I have this feeling, like there’s a really science-y thing on the very top floor, but its wires need to be fixed before I can use it.
So I’m working with electrical wires. I’ll need you to stand by the fuse box and turn the fuses off for me when I give the signal.
I’ll shout “Starbuck” when you should turn them off, and “Boomer” when you should turn them on.
Starbuck and Boomer? The fuck does that mean?
*Sigh* You wouldn’t understand.
Whatever. I’m just glad it’s not me running fucking everywhere now.
Step one of our new quest is to grab this bucket of paint remover.
Next is to enter the last room on the fourth floor.
Don’t mind the Man-eating plant, it’s quite harmless. More of a blood-eating plant at the moment. Also, I hope it’s painfully obvious to everyone where the paint thinner should be used.
Sure enough, there’s a door hidden under the fresh paint, and a ladder hidden behind that.
Yet again we’re left in the dark, and yet again there’s a hidden light source.
Still, getting that flashlight working wasn’t pointless, since the kids refuse to fix those broken power lines while they can’t see anything.
Well, the nerd shouted something, and that’s good enough for me.
Time for Fred to freak out again.
We’re going to have another meltdown! How will I ever take over the world when things like this keep happening?
We’ve got problems again!
It’s worth noting that Purple isn’t the brightest rubbery appendage out there, and while he will catch Razor if she’s still in the basement, he won’t turn the circuit breakers back on, potentially dooming us all.
Anyway, somehow a bunch of unlabeled car tools are enough to fix a pair of broken wires. I should note that all the kids are able to do this much; Bernard’s special ability is to fix another couple of broken electronics.
Also, if you’re quick enough and turn the breakers back on before Purple would show up, he doesn’t show up at all.
Still, better safe than sorry.
Our last activity today involves grabbing some more things from Weird Ed’s room. Time to distract him with the front door again.
Ducking into the kitchen is a much quicker way of evading Ed.
Sadly, I kind of forgot which room was Ed’s.
I should have tied you to my bed.
How come she didn’t seem to notice you there?
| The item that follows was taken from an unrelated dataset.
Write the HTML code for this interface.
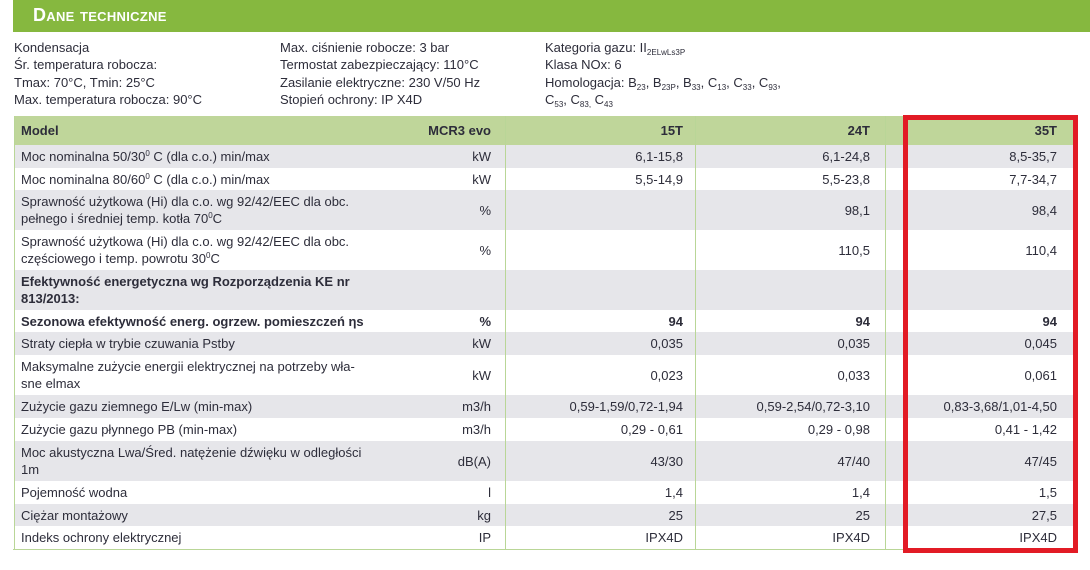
<!DOCTYPE html>
<html><head><meta charset="utf-8"><style>
body{margin:0;width:1090px;height:570px;background:#fff;position:relative;overflow:hidden;font-family:"Liberation Sans",sans-serif;color:#2d2d3a;font-size:13px}
.ban{position:absolute;left:13px;top:0;width:1077px;height:32px;background:#86b83f}
.ban span{position:absolute;left:20px;top:5px;color:#fff;font-weight:bold;font-size:18px;font-variant:small-caps;letter-spacing:0.3px}
.info{position:absolute;top:39px;line-height:17.3px;font-size:13px}
sub{font-size:8px;vertical-align:-3px;line-height:0}
sup{font-size:8px;vertical-align:5px;line-height:0}
.row{position:absolute;left:14px;width:1059px}
.row>div{position:absolute;top:0;height:100%;display:flex;align-items:center;box-sizing:border-box}
.l{left:7px;width:440px;line-height:17px}
.u{left:0;width:477px;justify-content:flex-end}
.a{left:491px;width:178px;justify-content:flex-end}
.b{left:681px;width:175px;justify-content:flex-end}
.c{left:871px;width:172px;justify-content:flex-end}
.g{background:#e6e6ea}
.h{background:#bfd69a;font-weight:bold}
.bo{font-weight:bold}
.vl{position:absolute;top:116px;height:434px;width:1px;background:#b9d697}
</style></head><body>
<div class="ban"><span>Dane techniczne</span></div>
<div class="info" style="left:14px">Kondensacja<br>Śr. temperatura robocza:<br>Tmax: 70°C, Tmin: 25°C<br>Max. temperatura robocza: 90°C</div>
<div class="info" style="left:280px">Max. ciśnienie robocze: 3 bar<br>Termostat zabezpieczający: 110°C<br>Zasilanie elektryczne: 230 V/50 Hz<br>Stopień ochrony: IP X4D</div>
<div class="info" style="left:545px">Kategoria gazu: II<sub>2ELwLs3P</sub><br>Klasa NOx: 6<br>Homologacja: B<sub>23</sub>, B<sub>23P</sub>, B<sub>33</sub>, C<sub>13</sub>, C<sub>33</sub>, C<sub>93</sub>,<br>C<sub>53</sub>, C<sub>83,</sub> C<sub>43</sub></div>

<div class="row h" style="top:116px;height:29px"><div class="l">Model</div><div class="u">MCR3 evo</div><div class="a">15T</div><div class="b">24T</div><div class="c">35T</div></div>
<div class="row g" style="top:145px;height:23px"><div class="l"><span>Moc nominalna 50/30<sup>0</sup> C (dla c.o.) min/max</span></div><div class="u">kW</div><div class="a">6,1-15,8</div><div class="b">6,1-24,8</div><div class="c">8,5-35,7</div></div>
<div class="row" style="top:168px;height:22px"><div class="l"><span>Moc nominalna 80/60<sup>0</sup> C (dla c.o.) min/max</span></div><div class="u">kW</div><div class="a">5,5-14,9</div><div class="b">5,5-23,8</div><div class="c">7,7-34,7</div></div>
<div class="row g" style="top:190px;height:40px"><div class="l"><span>Sprawność użytkowa (Hi) dla c.o. wg 92/42/EEC dla obc.<br>pełnego i średniej temp. kotła 70<sup>0</sup>C</span></div><div class="u">%</div><div class="b">98,1</div><div class="c">98,4</div></div>
<div class="row" style="top:230px;height:40px"><div class="l"><span>Sprawność użytkowa (Hi) dla c.o. wg 92/42/EEC dla obc.<br>częściowego i temp. powrotu 30<sup>0</sup>C</span></div><div class="u">%</div><div class="b">110,5</div><div class="c">110,4</div></div>
<div class="row g" style="top:270px;height:40px"><div class="l bo"><span>Efektywność energetyczna wg Rozporządzenia KE nr<br>813/2013:</span></div></div>
<div class="row" style="top:310px;height:22px"><div class="l bo"><span>Sezonowa efektywność energ. ogrzew. pomieszczeń ηs</span></div><div class="u bo">%</div><div class="a bo">94</div><div class="b bo">94</div><div class="c bo">94</div></div>
<div class="row g" style="top:332px;height:23px"><div class="l">Straty ciepła w trybie czuwania Pstby</div><div class="u">kW</div><div class="a">0,035</div><div class="b">0,035</div><div class="c">0,045</div></div>
<div class="row" style="top:355px;height:40px"><div class="l"><span>Maksymalne zużycie energii elektrycznej na potrzeby wła-<br>sne elmax</span></div><div class="u">kW</div><div class="a">0,023</div><div class="b">0,033</div><div class="c">0,061</div></div>
<div class="row g" style="top:395px;height:23px"><div class="l">Zużycie gazu ziemnego E/Lw (min-max)</div><div class="u">m3/h</div><div class="a">0,59-1,59/0,72-1,94</div><div class="b">0,59-2,54/0,72-3,10</div><div class="c">0,83-3,68/1,01-4,50</div></div>
<div class="row" style="top:418px;height:23px"><div class="l">Zużycie gazu płynnego PB (min-max)</div><div class="u">m3/h</div><div class="a">0,29 - 0,61</div><div class="b">0,29 - 0,98</div><div class="c">0,41 - 1,42</div></div>
<div class="row g" style="top:441px;height:40px"><div class="l"><span>Moc akustyczna Lwa/Śred. natężenie dźwięku w odległości<br>1m</span></div><div class="u">dB(A)</div><div class="a">43/30</div><div class="b">47/40</div><div class="c">47/45</div></div>
<div class="row" style="top:481px;height:23px"><div class="l">Pojemność wodna</div><div class="u">l</div><div class="a">1,4</div><div class="b">1,4</div><div class="c">1,5</div></div>
<div class="row g" style="top:504px;height:22px"><div class="l">Ciężar montażowy</div><div class="u">kg</div><div class="a">25</div><div class="b">25</div><div class="c">27,5</div></div>
<div class="row" style="top:526px;height:23px"><div class="l">Indeks ochrony elektrycznej</div><div class="u">IP</div><div class="a">IPX4D</div><div class="b">IPX4D</div><div class="c">IPX4D</div></div>

<div class="vl" style="left:14px"></div>
<div class="vl" style="left:505px"></div>
<div class="vl" style="left:695px"></div>
<div class="vl" style="left:885px"></div>
<div style="position:absolute;left:13px;top:549px;width:1060px;height:1px;background:#b9d697"></div>
<div style="position:absolute;left:903px;top:115px;width:175px;height:438px;border:5px solid #e21b25;box-sizing:border-box"></div>
</body></html>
Fuck if I know. Here, door’s open. Now get away from me, you slimy little nerd.
Stop playing with the lab experiments. Bring her, the machine is ready. Heh, heh, heh.
Right, trying the doorbell trick again.
So I grabbed the purple key card from the hamster cage, but there’s still one other thing in here to grab: the piggy bank.
Sadly, being paranoid, Ed’s already thought of that. Instead, you have to “open” the piggy bank, leading to:
All this for a dime. Man, Ed’s gonna be pissed.
Well, that’s it for now. I should probably be hurrying up, since the machine is ready, and Dr. Fred is—
—Busy playing an arcade game. Well, I suppose I still have some time left to waste.